CHARACTERIZATION OF MORPHOLOGY, CHEMISTRY, AND MAGNETIC SUSCEPTIBILITY OF COAL ASH AND APPLICATIONS FOR TRACKING THE TRANSPORT IN AQUATIC ENVIRONMENTS

We investigated the morphology, trace element chemistry, and magnetic susceptibility (χ) of three fly ash samples from TVA-operated coal-fired power plants that burn Appalachian Basin coal. A suite of 20 sediment samples from the Emory and Clinch Rivers impacted by the 2008 TVA Kingston spill were also studied. Plant fly ash was separated into magnetic and non-magnetic fractions. Ash morphologies in each fraction were optically point counted. We identified opaque, orange, and clear spheres, pleospheres, opaque, semi-opaque, clear amorphous, and lacey ash. Opaque spheres and orange spheres dominate the strongly-magnetic fraction. Clear spheres and amorphous clear particles dominate the non-magnetic fraction. Other morphologies were distributed in all fractions. Polished epoxy grain mounts were analyzed via scanning electron microscopy and energy dispersive x-ray spectroscopy to link major element chemistry to ash morphologies. All ash particles contain Si and Al. Fe is abundant in the magnetic fractions. Pleospheres have variable structure and composition with either an Al-Si sphere or a Fe-rich sphere encapsulating smaller spheres. Trace element chemistry was measured on bulk separates via inductively-coupled plasma mass spectrometry. The non-magnetic fraction is enriched in Pb, As, Se, Cd, Tl, Zn and Th which we interpret as residing within small clear spheres (0.3 to 9.2 µm) that dominate this fraction. The strongly-magnetic fraction is dominated by ferrospheres enriched in Fe, V, Cr, Co, Ni, U, Sb and Cu.

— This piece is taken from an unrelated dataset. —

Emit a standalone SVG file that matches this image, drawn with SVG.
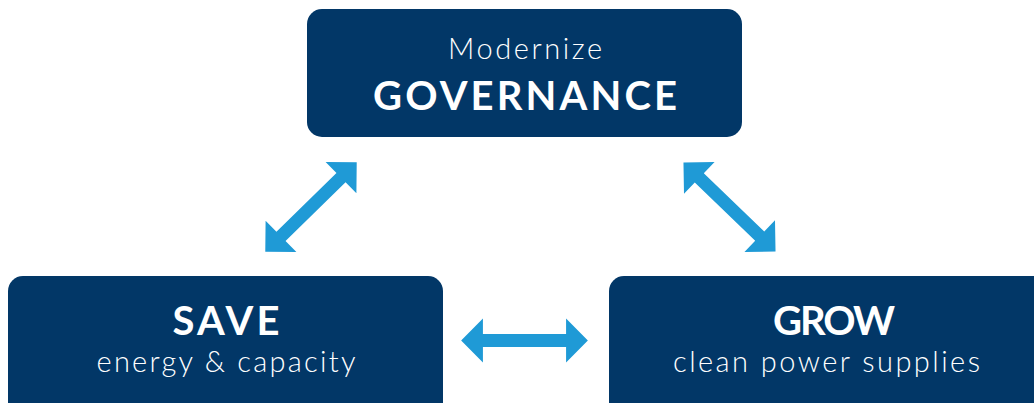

Riverbed samples collected 5 years after the Kingston spill show that most trace metal abundances correlate with total ash % and χ. Sb, U, and Tl were strongly correlated with χ. Cd, Pb, and Zn do not correlate with total ash % or χ, and may be sourced from elsewhere in the Clinch watershed. As and Se were weakly correlated with total ash % and χ. Samples with high As and Se, located in the Emory River near the source of the spill have a greater proportion of clear spheres compared with other riverbed samples. This study demonstrates complex linkages between trace element geochemistry, ash morphology, and χ and shows the potential to use these tracers to understand coal ash transport and reworking in aquatic environments.